Space also must be found for new ductwork for the heating, ventilation and air-conditioning system. Some homeowners want a separate system for the second story; others prefer one whole-house system. Either option requires planning before construction begins.
Some homeowners want to stay in their home while the second-story construction is going on. Henley says that's not an easy lifestyle, perhaps all but impossible.
"I honestly don't know how they've come close to doing that because by the time you turn off the power, water and gas, how could they live comfortably?"
There's a concern about the effects of rain, snow or wind after the house has been opened to the elements, says Jim Bateman, owner of Bateman Custom Construction, a home remodeling company in Fairfax, Va.
Emptying out the ground floor can reduce the risk of rain or wind damage. If the homeowner hasn't yet moved into the residence, that might not be difficult to do. If the house is occupied, furnishings can be packed into sections of the house that won't be exposed, relocated to another residence, or stored at an off-site facility or in temporary containers on the property, Bateman suggests.

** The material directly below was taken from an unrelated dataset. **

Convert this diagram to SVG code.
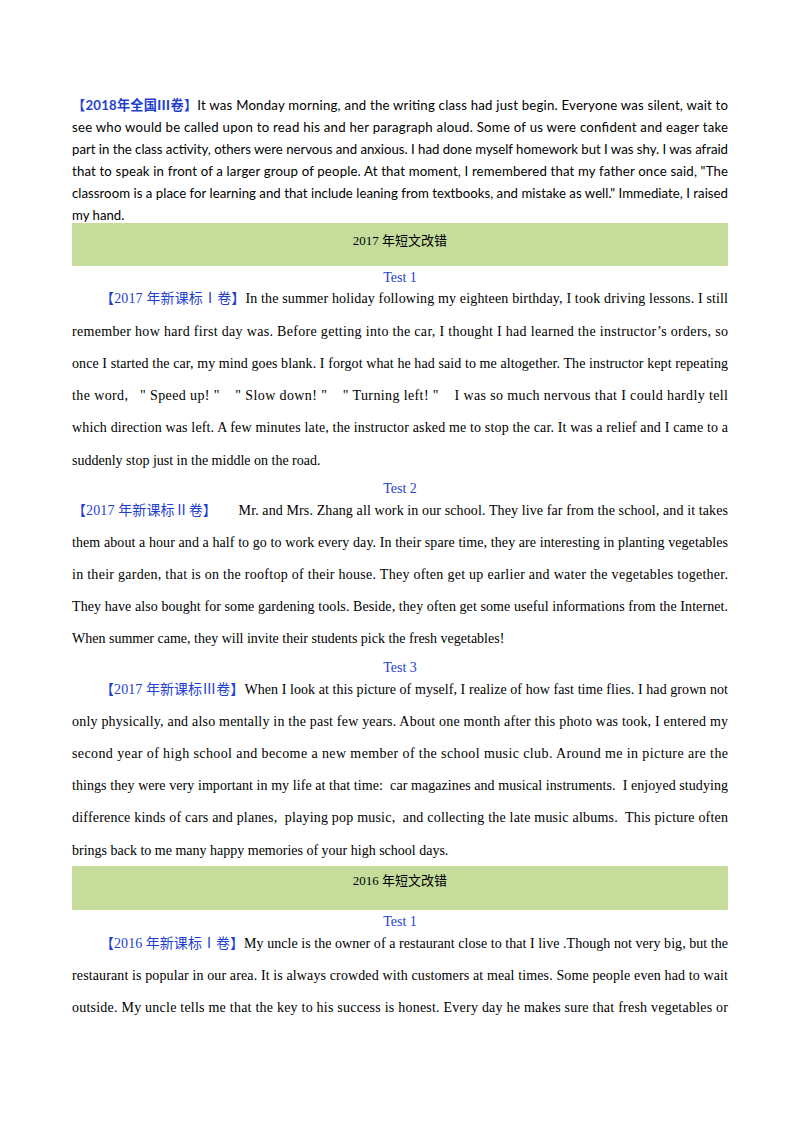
<svg xmlns="http://www.w3.org/2000/svg" width="800" height="1132" viewBox="0 0 800 1132">
<style>
.s{font-family:Lato,"Open Sans","Noto Sans CJK SC",sans-serif;font-size:13.2px;fill:#000}
.t{font-family:"Liberation Serif","Noto Sans CJK SC",serif;font-size:14px;fill:#000}
.b{fill:#1f3fd0}
.c{font-family:"Liberation Serif","Noto Sans CJK SC",serif;font-size:14px;fill:#1f3fd0;text-anchor:middle}
.h{font-family:"Liberation Serif","Noto Sans CJK SC",serif;font-size:13px;fill:#000;text-anchor:middle}
.band{fill:#c5dc9b}
</style>
<rect width="800" height="1132" fill="#fff"/>
<g id="p2018">
<text class="s" x="72" y="110" textLength="656" lengthAdjust="spacing"><tspan class="b" font-weight="bold">【2018年全国Ⅲ卷】</tspan>It was Monday morning, and the writing class had just begin. Everyone was silent, wait to</text>
<text class="s" x="72" y="132" textLength="656" lengthAdjust="spacing">see who would be called upon to read his and her paragraph aloud. Some of us were confident and eager take</text>
<text class="s" x="72" y="154" textLength="656" lengthAdjust="spacing">part in the class activity, others were nervous and anxious. I had done myself homework but I was shy. I was afraid</text>
<text class="s" x="72" y="176" textLength="656" lengthAdjust="spacing">that to speak in front of a larger group of people. At that moment, I remembered that my father once said, "The</text>
<text class="s" x="72" y="198" textLength="656" lengthAdjust="spacing">classroom is a place for learning and that include leaning from textbooks, and mistake as well." Immediate, I raised</text>
<text class="s" x="72" y="220">my hand.</text>
</g>
<g id="band2017"><rect class="band" x="72" y="223" width="656" height="43"/><text class="h" x="400" y="245">2017 年短文改错</text></g>
<g id="t2017-1">
<text class="c" x="400" y="282">Test  1</text>
<text class="t" x="100" y="303" textLength="628" lengthAdjust="spacing"><tspan class="b">【2017 年新课标Ⅰ卷】</tspan>In  the summer holiday following my eighteen birthday,  I took driving lessons. I still</text>
<text class="t" x="72" y="336" textLength="656" lengthAdjust="spacing">remember how hard first day was. Before getting into the car, I thought I had learned the instructor’s orders, so</text>
<text class="t" x="72" y="368" textLength="656" lengthAdjust="spacing">once I started the car, my mind goes blank.  I forgot what he had said to me altogether. The instructor kept repeating</text>
<text class="t" x="72" y="400" textLength="656" lengthAdjust="spacing" xml:space="preserve">the word,   " Speed up! "    " Slow down! "    " Turning left! "    I was so much nervous that I could hardly tell</text>
<text class="t" x="72" y="432" textLength="656" lengthAdjust="spacing">which direction was left. A few minutes late, the instructor asked me to stop the car. It was a relief and I came to a</text>
<text class="t" x="72" y="465">suddenly stop just in the middle on the road.</text>
</g>
<g id="t2017-2">
<text class="c" x="400" y="493">Test  2</text>
<text class="t" x="72" y="515" textLength="656" lengthAdjust="spacing" xml:space="preserve"><tspan class="b">【2017 年新课标Ⅱ卷】</tspan>      Mr. and Mrs. Zhang all work in our school. They live far from the school, and it takes</text>
<text class="t" x="72" y="547" textLength="656" lengthAdjust="spacing">them about a hour and a half to go to work every day. In their spare time, they are interesting in planting vegetables</text>
<text class="t" x="72" y="579" textLength="656" lengthAdjust="spacing">in their garden, that is on the rooftop of their house. They often get up earlier and water the vegetables together.</text>
<text class="t" x="72" y="611" textLength="656" lengthAdjust="spacing">They have also bought for some gardening tools. Beside, they often get some useful informations from the Internet.</text>
<text class="t" x="72" y="643">When summer came, they will invite their students pick the fresh vegetables!</text>
</g>
<g id="t2017-3">
<text class="c" x="400" y="672">Test  3</text>
<text class="t" x="100" y="694" textLength="628" lengthAdjust="spacing"><tspan class="b">【2017 年新课标Ⅲ卷】</tspan>When I look at this picture of myself,  I realize of how fast time flies. I had grown not</text>
<text class="t" x="72" y="726" textLength="656" lengthAdjust="spacing">only physically,  and also mentally in the past few years. About one month after this photo was took, I entered my</text>
<text class="t" x="72" y="758" textLength="656" lengthAdjust="spacing">second year of high school and become a new member of the school music club. Around me in picture are the</text>
<text class="t" x="72" y="790" textLength="656" lengthAdjust="spacing" xml:space="preserve">things they were very important in my life at that time:  car magazines and musical instruments.  I enjoyed studying</text>
<text class="t" x="72" y="822" textLength="656" lengthAdjust="spacing" xml:space="preserve">difference kinds of cars and planes,  playing pop music,  and collecting the late music albums.  This picture often</text>
<text class="t" x="72" y="855">brings back to me many happy memories of your high school days.</text>
</g>
<g id="band2016"><rect class="band" x="72" y="866" width="656" height="44"/><text class="h" x="400" y="885">2016 年短文改错</text></g>
<g id="t2016-1">
<text class="c" x="400" y="926">Test  1</text>
<text class="t" x="100" y="948" textLength="628" lengthAdjust="spacing"><tspan class="b">【2016 年新课标Ⅰ卷】</tspan>My uncle is the owner of a restaurant close to that I live .Though not very big, but the</text>
<text class="t" x="72" y="980" textLength="656" lengthAdjust="spacing">restaurant is popular in our area. It is always crowded with customers at meal times. Some people even had to wait</text>
<text class="t" x="72" y="1012" textLength="656" lengthAdjust="spacing">outside. My uncle tells me that the key to his success is honest. Every day he makes sure that fresh vegetables or</text>
</g>
</svg>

The job's duration depends on the size and configuration of the house and second story, and whether portions of the new space are pre-built.
"If the homeowner is amenable to modular construction, we can bring the second floor in as a modular and that would be much faster," Bateman says. "The roof can already be attached to it, and it just has to be lifted up into place."
Adding on a second story isn't cheap. Builders say the cost of a project depends on the scope and scale, quality of materials and finishes the homeowner selects, labor costs, and myriad other factors.